Based on Daniel J. Brown’s non-fiction book of the same name, the film follows the travails of the University of Washington’s men’s rowing crew that went on to compete at the 1936 Olympic Games in Berlin. Composed mostly of working-class students, some of whom joined the team simply so they’d have a place to sleep and three square meals, the crew – including Joe Rantz (Callum Turner), who was abandoned by his parents as a teenager – must face off against better funded competitors during the tail end of the Depression. Then there are the intense physical demands of the sport, not to mention the spectre of heading to a Germany led by Adolf Hitler.

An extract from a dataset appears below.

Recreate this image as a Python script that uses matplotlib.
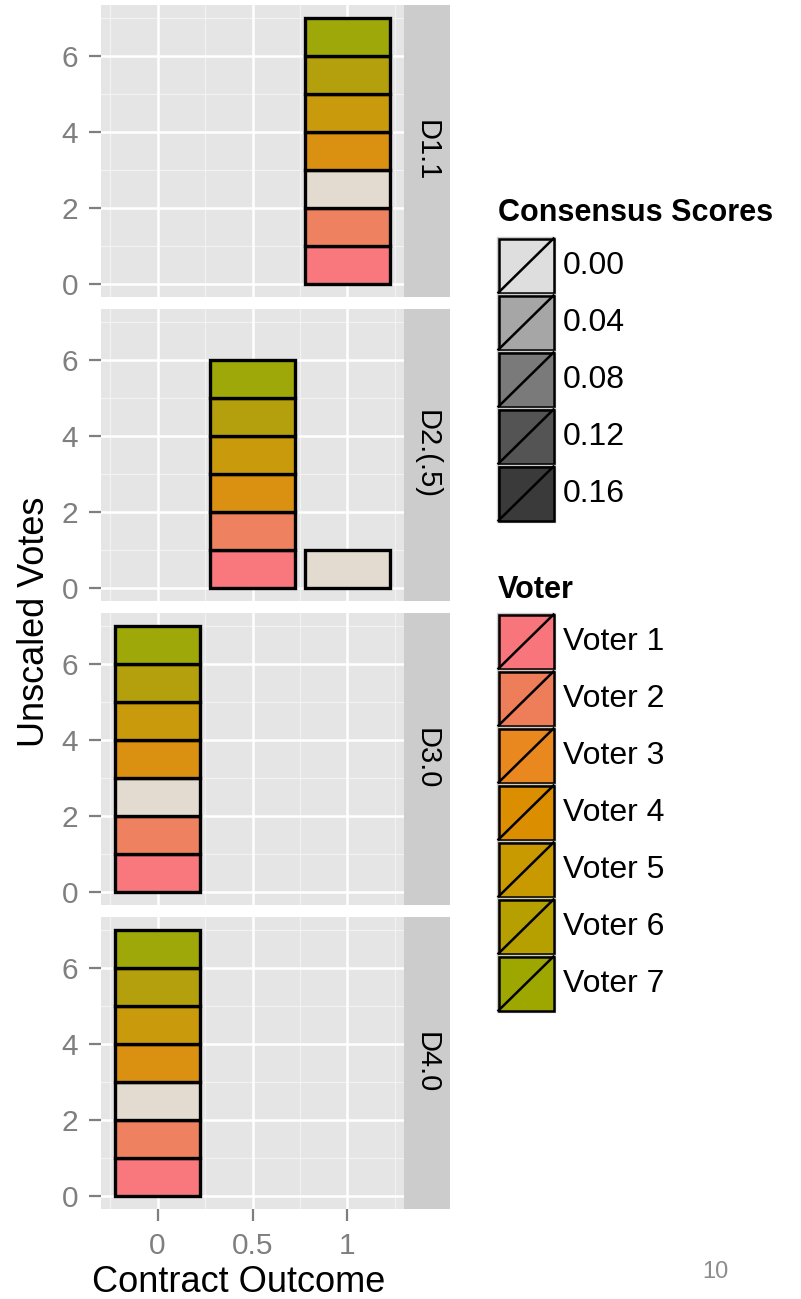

Sounds like the makings of a decent underdog story, no? Perhaps it might have been, if the story was handled by more exciting creative hands. But as shepherded by Clooney and screenwriter Mark L. Smith (who also wrote Clooney’s dreadful 2020 sci-fi drama The Midnight Sky), The Boys in the Boat is as dry as its title characters get wet.

Largely exercising the most interesting material of Brown’s book – Hitler’s attempts to impress the world with the scope of his Games while hiding his regime’s brutal treatment of Jewish people and other persecuted minorities – to focus on a bunch of blandly sketched pretty boys, Clooney and Smith deliver a movie so by-the-numbers that it rivals sheep-counting as the perfect substitute for Ambien. The aesthetic can be summed up as “light brown,” the characters rarely stretch beyond “Boy 1″ and “Girl 2,” and the rowing scenes lack a sense of propulsive tension (Clooney clearly hasn’t seen David Fincher’s The Social Network).

As the lead hero, Rantz is little more than a collection of Depression-era clichés, which fail to resonate on even the most basic level. Weirdly, Clooney also refuses to muss up the impossibly pretty Turner, who looks about as familiar with a life of soup kitchens and shack-living as, well, George Clooney. While Joel Edgerton adds a tiny dose of edge as the boys’ coach Al Ulbrickson, his efforts are all for naught, too.

The Boys in the Boat is a film made with such a gently dull spirit that you cannot help but wonder if Clooney put himself to sleep during production. Someone get this man a Nespresso.